I'll back up a bit by explaining that the past week at my job hasn't been going as well. I'm not on the best terms with my coworkers, and it's mostly because I want to keep to myself and do the job as we're expected to do it. For some reason there is this assumption a lot of people here have that being more sociable or getting things done quicker means you're a better worker. I beg to differ.
Needless to say, it's caused some friction since I received compliments from our superiors for my performance, and called out one of my coworkers for lying. All the while one of my coworkers has been a little bothersome and constantly shows up in my work area, when I am perfectly fine and capable of handling my own duties on my own. He has been cordial, but it seems a little fake, and I'm suspecting that there may be some other motives like keeping an eye on me, critiquing how I do things on the job, and just plain irritating me because it's sort of obvious I like to work alone. But I digress. I will say, that coworker did stop over and help me out last night with a job that would have been more tiresome and time-consuming on my own. I guess it's hard to tell which bothers me more anymore - people who treat you like an idiot and try to make you look like an unwelcomed fool, or people who just don't give you personal space.
...Anyway, so things have been a little rocky at my job the last couple of days. It's going alright, but the tone of things has gotten a little less pleasant over the past half a year since I started there.
And like clockwork, this morning my girlfriend revealed that she quit her one job. And she is already looking at other jobs to possibly replace her other one.
This all comes at a really bad time. I don't feel like things are reliable enough with her.
And all of this happens after she got a lot of the things she begged me to do.
But I don't really feel like I've gotten what I've wanted.
If it were my call, and I wasn't with her, then I probably wouldn't stay here. Or, at least, I would want to start looking for an escape plan because I doubt I would have the means or a way to just up and go elsewhere. When we met a few years ago, I was desperately looking for a way to get back to my old city and state where I lived for a decade, or at least somewhere else like that. I always thought if I could find a girlfriend or a roommate, that it would also help with me being able to afford living in a nicer place there. Nowadays it might be what's needed just to live somewhere crappy there.
Somehow, it's like I can't have both things. It's always some double-edged sword for me in relationships and life.
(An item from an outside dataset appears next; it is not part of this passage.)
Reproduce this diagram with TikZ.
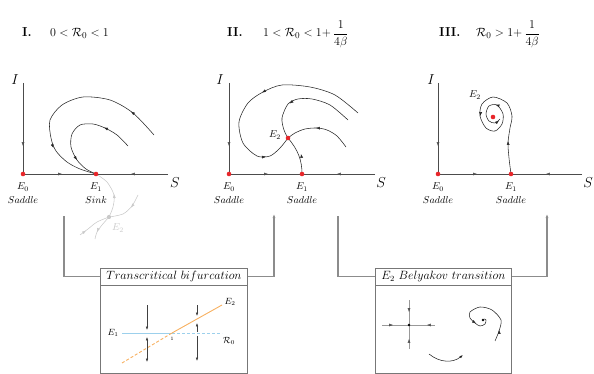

Ultimately, I suspect things will smooth over at her job and she'll continue working there - at least for now. But who knows? I sort of doubt she will pick up more time at that job to replace the hours she lost at the one she quit, especially when she is complaining about how things are going at that job. She always talks about how she wants to get this fabled sit-down job that is less physical, but to me what she is doing right now at her current job doesn't seem all that physical. The place she just quit was the chain I worked for before, and I think it was about ideal for moving around without being too fast-paced or strenuous. I get that she doesn't want to work with the public so much, or at least face-to-face, but my experiences have shown me that nothing is perfect and you will usually encounter a jerk - usually in the form of coworkers or bosses.
I did see that attractive woman working at the convenience store again last night, the one I'd mentioned in my previous thread. Admittedly, it kind of makes me wonder if the Universe is trying to give me a sign. Idk. It is just getting to be too much to deal with with my girlfriend.
And once again, it seems like everything bad starts happening around this time of year, in the Autumn.
I'll see how things go the next couple of days with everything in my world.